▶ **Requirements**
Repeat the listing that follows, character for character, minus the pictures.
— Begin —
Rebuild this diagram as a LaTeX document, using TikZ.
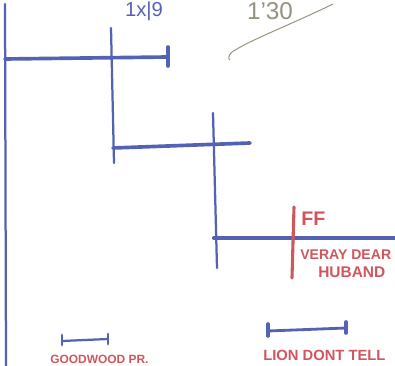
\documentclass[tikz,border=0pt]{standalone}
\usepackage{fontspec}
\setsansfont{Liberation Sans}
\usetikzlibrary{positioning}
\definecolor{penblue}{RGB}{84,98,180}
\definecolor{penred}{RGB}{208,86,94}
\definecolor{pencil}{RGB}{150,146,128}
\tikzset{
  bar/.style={penblue,line width=2.6pt,line cap=round},
  stem/.style={penblue,line width=1.6pt,line cap=round},
  tick/.style={penblue,line width=2.6pt,line cap=round},
  redlabel/.style={penred,font=\sffamily\bfseries\fontsize{10}{12}\selectfont,inner sep=0pt,anchor=west},
}

\begin{document}
\begin{tikzpicture}[x=.025cm,y=-.025cm]
\useasboundingbox (0,0) rectangle (395,366);
\clip (0,0) rectangle (395,366);
% Notes en haut de la feuille.
\node[penblue,font=\sffamily\Large,inner sep=0pt,anchor=north] (score) at (144,2) {1x|9};
\node[pencil,font=\sffamily\LARGE,inner sep=0pt,anchor=north] (time) at (270,2) {1'30};
\draw[pencil,line width=.7pt] (333,4) .. controls (290,25) and (250,40) .. (232,52)
      .. controls (228,56) and (228,59) .. (230,60);
% Le premier tableau : tronc gauche et premiere branche.
\coordinate (trunktop) at (5,4);
\coordinate (trunkbot) at (6,366);
\draw[stem] (trunktop) -- (trunkbot);
\coordinate (r1a) at (5,59);
\coordinate (r1b) at (168,57);
\draw[bar] (r1a) -- (r1b);
\draw[tick] (168,47) -- (168,66);
% Deuxieme branche.
\coordinate (s2top) at (111,28);
\coordinate (s2bot) at (114,163);
\draw[stem] (s2top) -- (s2bot);
\coordinate (r2a) at (113,148);
\coordinate (r2b) at (250,143);
\draw[bar] (r2a) -- (r2b);
% Troisieme branche, qui sort de la feuille.
\coordinate (s3top) at (213,113);
\coordinate (s3bot) at (217,268);
\draw[stem] (s3top) -- (s3bot);
\coordinate (r3a) at (214,238);
\coordinate (r3b) at (395,238);
\draw[bar,line width=3pt] (r3a) -- (r3b);
% Marque rouge et noms.
\coordinate (redtop) at (294,207);
\coordinate (redbot) at (292,278);
\draw[penred,line width=2.2pt,line cap=round] (redtop) -- (redbot);
\node[redlabel,font=\sffamily\bfseries\fontsize{14}{16}\selectfont] (ff) at (301,219) {FF};
\node[redlabel] (dear) at (300,255) {VERAY DEAR};
\node[redlabel,font=\sffamily\bfseries\fontsize{11}{13}\selectfont] (huband) at (318,272) {HUBAND};
% Echelles en bas.
\coordinate (sc1a) at (62,341);
\coordinate (sc1b) at (108,339);
\draw[penblue,line width=1.6pt] (sc1a) -- (sc1b);
\draw[tick,line width=2pt] (62,335) -- (62,345);
\draw[tick,line width=2pt] (108,334) -- (108,344);
\node[redlabel,font=\sffamily\bfseries\fontsize{8.5}{10}\selectfont] (goodwood) at (50,359) {GOODWOOD PR.};
\coordinate (sc2a) at (268,331);
\coordinate (sc2b) at (346,328);
\draw[penblue,line width=2pt] (sc2a) -- (sc2b);
\draw[tick] (268,324) -- (268,336);
\draw[tick] (346,322) -- (346,333);
\node[redlabel,font=\sffamily\bfseries\fontsize{10.5}{12}\selectfont] (lion) at (263,355) {LION DONT TELL};
\end{tikzpicture}
\end{document}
— End —
▶ **Reply**
Rebuild this diagram as a LaTeX document, using TikZ.
\documentclass[tikz,border=0pt]{standalone}
\usepackage{fontspec}
\setsansfont{Liberation Sans}
\usetikzlibrary{positioning}
\definecolor{penblue}{RGB}{84,98,180}
\definecolor{penred}{RGB}{208,86,94}
\definecolor{pencil}{RGB}{150,146,128}
\tikzset{
  bar/.style={penblue,line width=2.6pt,line cap=round},
  stem/.style={penblue,line width=1.6pt,line cap=round},
  tick/.style={penblue,line width=2.6pt,line cap=round},
  redlabel/.style={penred,font=\sffamily\bfseries\fontsize{10}{12}\selectfont,inner sep=0pt,anchor=west},
}

\begin{document}
\begin{tikzpicture}[x=.025cm,y=-.025cm]
\useasboundingbox (0,0) rectangle (395,366);
\clip (0,0) rectangle (395,366);
% Notes en haut de la feuille.
\node[penblue,font=\sffamily\Large,inner sep=0pt,anchor=north] (score) at (144,2) {1x|9};
\node[pencil,font=\sffamily\LARGE,inner sep=0pt,anchor=north] (time) at (270,2) {1'30};
\draw[pencil,line width=.7pt] (333,4) .. controls (290,25) and (250,40) .. (232,52)
      .. controls (228,56) and (228,59) .. (230,60);
% Le premier tableau : tronc gauche et premiere branche.
\coordinate (trunktop) at (5,4);
\coordinate (trunkbot) at (6,366);
\draw[stem] (trunktop) -- (trunkbot);
\coordinate (r1a) at (5,59);
\coordinate (r1b) at (168,57);
\draw[bar] (r1a) -- (r1b);
\draw[tick] (168,47) -- (168,66);
% Deuxieme branche.
\coordinate (s2top) at (111,28);
\coordinate (s2bot) at (114,163);
\draw[stem] (s2top) -- (s2bot);
\coordinate (r2a) at (113,148);
\coordinate (r2b) at (250,143);
\draw[bar] (r2a) -- (r2b);
% Troisieme branche, qui sort de la feuille.
\coordinate (s3top) at (213,113);
\coordinate (s3bot) at (217,268);
\draw[stem] (s3top) -- (s3bot);
\coordinate (r3a) at (214,238);
\coordinate (r3b) at (395,238);
\draw[bar,line width=3pt] (r3a) -- (r3b);
% Marque rouge et noms.
\coordinate (redtop) at (294,207);
\coordinate (redbot) at (292,278);
\draw[penred,line width=2.2pt,line cap=round] (redtop) -- (redbot);
\node[redlabel,font=\sffamily\bfseries\fontsize{14}{16}\selectfont] (ff) at (301,219) {FF};
\node[redlabel] (dear) at (300,255) {VERAY DEAR};
\node[redlabel,font=\sffamily\bfseries\fontsize{11}{13}\selectfont] (huband) at (318,272) {HUBAND};
% Echelles en bas.
\coordinate (sc1a) at (62,341);
\coordinate (sc1b) at (108,339);
\draw[penblue,line width=1.6pt] (sc1a) -- (sc1b);
\draw[tick,line width=2pt] (62,335) -- (62,345);
\draw[tick,line width=2pt] (108,334) -- (108,344);
\node[redlabel,font=\sffamily\bfseries\fontsize{8.5}{10}\selectfont] (goodwood) at (50,359) {GOODWOOD PR.};
\coordinate (sc2a) at (268,331);
\coordinate (sc2b) at (346,328);
\draw[penblue,line width=2pt] (sc2a) -- (sc2b);
\draw[tick] (268,324) -- (268,336);
\draw[tick] (346,322) -- (346,333);
\node[redlabel,font=\sffamily\bfseries\fontsize{10.5}{12}\selectfont] (lion) at (263,355) {LION DONT TELL};
\end{tikzpicture}
\end{document}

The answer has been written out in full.